Slim Fit King Cake - cooking recipe

Ingredients
    3/4 cup skim milk
    1/4 cup reduced-fat margarine, softened
    1 1/2 cups self-rising flour
    1 tablespoon instant yeast
    1/4 cup sugar and sucralose blend for baking (such as SPLENDA(R) Sugar Blend)
    1/4 cup water
    1 egg, beaten
    1 3/4 cups whole wheat flour
    3/4 (8 ounce) package fat-free cream cheese, softened
    2 very ripe bananas, mashed
    1/4 cup finely chopped pineapple
    1/8 teaspoon pineapple extract
    3 packets granular no-calorie sucralose sweetener (such as Splenda(R))
    1 tablespoon reduced-fat margarine, softened
    1 cup confectioners' sugar
    2 1/2 tablespoons skim milk
    1/8 teaspoon green food coloring
    1/8 teaspoon yellow food coloring
    1/8 teaspoon purple food coloring
Preparation
    Heat 3/4 cup milk in a small saucepan over medium heat until simmering, stirring constantly.
    Remove saucepan from heat and stir in 1/4 cup margarine.
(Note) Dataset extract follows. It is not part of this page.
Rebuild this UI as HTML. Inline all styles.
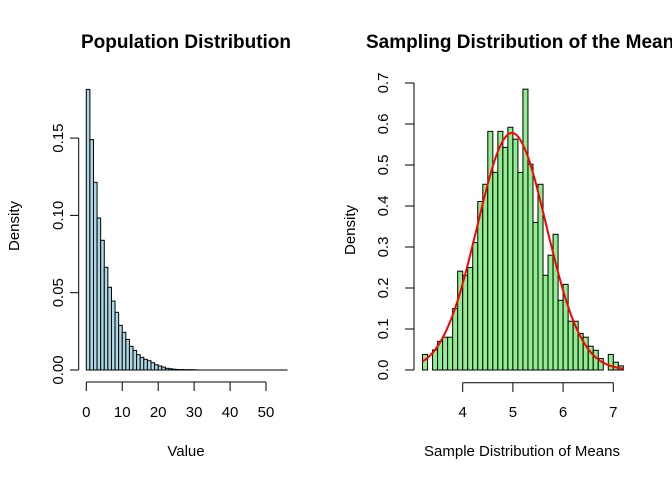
<!DOCTYPE html>
<html><head><meta charset="utf-8"><style>
body{margin:0;background:#fff}
svg{display:block;font-family:"Liberation Sans",Arial,sans-serif}
</style></head><body>
<svg id="c" width="672" height="480" viewBox="0 0 672 480">
<text x="186" y="48" text-anchor="middle" font-weight="bold" font-size="19">Population Distribution</text>
<text x="366" y="48" font-weight="bold" font-size="19">Sampling Distribution of the Mean</text>
<text transform="translate(19,226) rotate(-90)" text-anchor="middle" font-size="15">Density</text>
<text x="186" y="456" text-anchor="middle" font-size="15">Value</text>
<text transform="translate(355,230) rotate(-90)" text-anchor="middle" font-size="15">Density</text>
<text x="522" y="456" text-anchor="middle" font-size="15">Sample Distribution of Means</text>
<g id="L"></g>
<g id="R"></g>
</svg>
<script>
const popDensity=[0.1815,0.149,0.1214,0.0983,0.0839,0.0664,0.0535,0.0446,0.0373,0.0289,0.0244,0.0198,0.0153,0.0127,0.0099,0.0082,0.0069,0.006,0.0047,0.0034,0.0026,0.0019,0.0011,0.0008,0.0005,0.0003,0.0003,0.0002,0.0002,0.0002,0.0001,0,0,0,0,0,0,0,0,0,0,0,0,0,0,0,0,0,0,0,0,0,0,0,0,0];
const popXTicks=[0,10,20,30,40,50];
const popYTicks=["0.00","0.05","0.10","0.15"];
const sampStart=3.2, sampWidth=0.1;
const sampDensity=[0.038,0,0.049,0.07,0.08,0.08,0.15,0.241,0.231,0.25,0.311,0.411,0.453,0.582,0.482,0.582,0.543,0.592,0.563,0.482,0.685,0.502,0.36,0.453,0.231,0.28,0.331,0.17,0.209,0.119,0.119,0.089,0.08,0.058,0.048,0.028,0,0.038,0.019,0.01];
const sampXTicks=[4,5,6,7];
const sampYTicks=["0.0","0.1","0.2","0.3","0.4","0.5","0.6","0.7"];
const normMean=4.98, normSd=0.69;
const NS="http://www.w3.org/2000/svg";
function mk(p,t,a,txt){const e=document.createElementNS(NS,t);for(const k in a)e.setAttribute(k,a[k]);if(txt!==undefined)e.textContent=txt;p.appendChild(e);return e;}
// left
const L=document.getElementById('L');
const lx=v=>86.3+v*3.594, ly=v=>370-v*1546;
mk(L,'line',{x1:lx(0),x2:lx(popDensity.length),y1:370,y2:370,stroke:'#000'});
popDensity.forEach((d,i)=>{
 if(d<=0)return;
 const r=mk(L,'rect',{x:lx(i),y:ly(d),width:3.594,height:370-ly(d),fill:'#add8e6',stroke:'#000','stroke-width':1});
 
 
});
mk(L,'line',{x1:lx(0),x2:lx(popXTicks[popXTicks.length-1]),y1:382,y2:382,stroke:'#000'});
popXTicks.forEach(t=>{mk(L,'line',{x1:lx(t),x2:lx(t),y1:382,y2:391,stroke:'#000'});
 const e=mk(L,'text',{x:lx(t),y:417,'text-anchor':'middle','font-size':15},String(t));
 
 });
mk(L,'line',{x1:78.7,x2:78.7,y1:ly(0),y2:ly(0.15),stroke:'#000'});
popYTicks.forEach(t=>{const y=ly(+t);mk(L,'line',{x1:70,x2:78.7,y1:y,y2:y,stroke:'#000'});
 const e=mk(L,'text',{transform:`translate(63,${y}) rotate(-90)`,'text-anchor':'middle','font-size':15},t);
 
 });
// right
const R=document.getElementById('R');
const rx=v=>462.7+(v-4)*50.2, ry=v=>370-v*410;
sampDensity.forEach((d,i)=>{
 if(d<=0)return;
 const x0=sampStart+i*sampWidth;
 const r=mk(R,'rect',{x:rx(x0),y:ry(d),width:rx(x0+sampWidth)-rx(x0),height:370-ry(d),fill:'#90ee90',stroke:'#000','stroke-width':1});
 
 
});
let pts=[];const x1=sampStart,x2=sampStart+sampDensity.length*sampWidth;
for(let k=0;k<=200;k++){const x=x1+(x2-x1)*k/200;const y=Math.exp(-0.5*((x-normMean)/normSd)**2)/(normSd*Math.sqrt(2*Math.PI));pts.push(rx(x).toFixed(1)+','+ry(y).toFixed(1));}
const c=mk(R,'polyline',{points:pts.join(' '),fill:'none',stroke:'#ff0000','stroke-width':2});


mk(R,'line',{x1:rx(4),x2:rx(7),y1:382.7,y2:382.7,stroke:'#000'});
sampXTicks.forEach(t=>{mk(R,'line',{x1:rx(t),x2:rx(t),y1:382.7,y2:392,stroke:'#000'});
 const e=mk(R,'text',{x:rx(t),y:417,'text-anchor':'middle','font-size':15},String(t));
 
 });
mk(R,'line',{x1:414,x2:414,y1:ry(0),y2:ry(0.7),stroke:'#000'});
sampYTicks.forEach(t=>{const y=ry(+t);mk(R,'line',{x1:405,x2:414,y1:y,y2:y,stroke:'#000'});
 const e=mk(R,'text',{transform:`translate(388,${y}) rotate(-90)`,'text-anchor':'middle','font-size':15},t);
 
 });
</script>
</body></html>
Allow mixture to cool until lukewarm.
    Using the bread hook with an electric mixer, mix together the self-rising flour, yeast, and sugar and sucralose blend in a large mixing bowl.
    Stir the water, egg, and warm milk into the yeast mixture using the electric mixer; stir well to combine.
    Gradually stir in half of the whole wheat flour until no dry spots remain.
    Stir in the remaining flour, a 1/2 cup at a time, mixing well after each addition.
    When the dough has pulled together, turn it out onto a lightly floured surface and knead until smooth and elastic, about 8 minutes.
    Cover dough with a damp cloth and allow to rest for 10 minutes.
    Mix the cream cheese, bananas, and pineapple together in a bowl.
    Stir in the pineapple extract and 3 packets of sweetener; mixture will be lumpy.
    Roll the dough out to about 9x12-inches.
    Spread the banana filling about 2-inches away from one of the longer edges.
    Roll the dough into a cylinder shape, beginning with the edge without filling.
    Pinch the seam to seal.
    Shape the dough into a ring by bringing the two open edges together; pinch to seal.
    Wipe any filling from the outside of the ring.
    Cover with a damp cloth and allow to rise for 30 minutes more.
    Preheat an oven to 375 degrees F (190 degrees C).
    Transfer the dough ring to a greased and floured baking sheet.
    Bake in the preheated oven until browned, about 20 minutes.
    Cool in the pans for 10 minutes before removing to cool completely on a wire rack.
    Mix 1 tablespoon margarine with confectioners' sugar in a small bowl.
    Stir in the remaining milk 1 tablespoon at a time until the mixture is easily drizzled.
    Drizzle about 1/4 of the icing over the cooled cake.
    Divide the remaining icing into 3 small bowls.
    Stir in the green food coloring into one bowl; stir the yellow food coloring into the next bowl; and stir the purple food coloring into the last bowl.
    Drizzle each of the colored icings over the cake.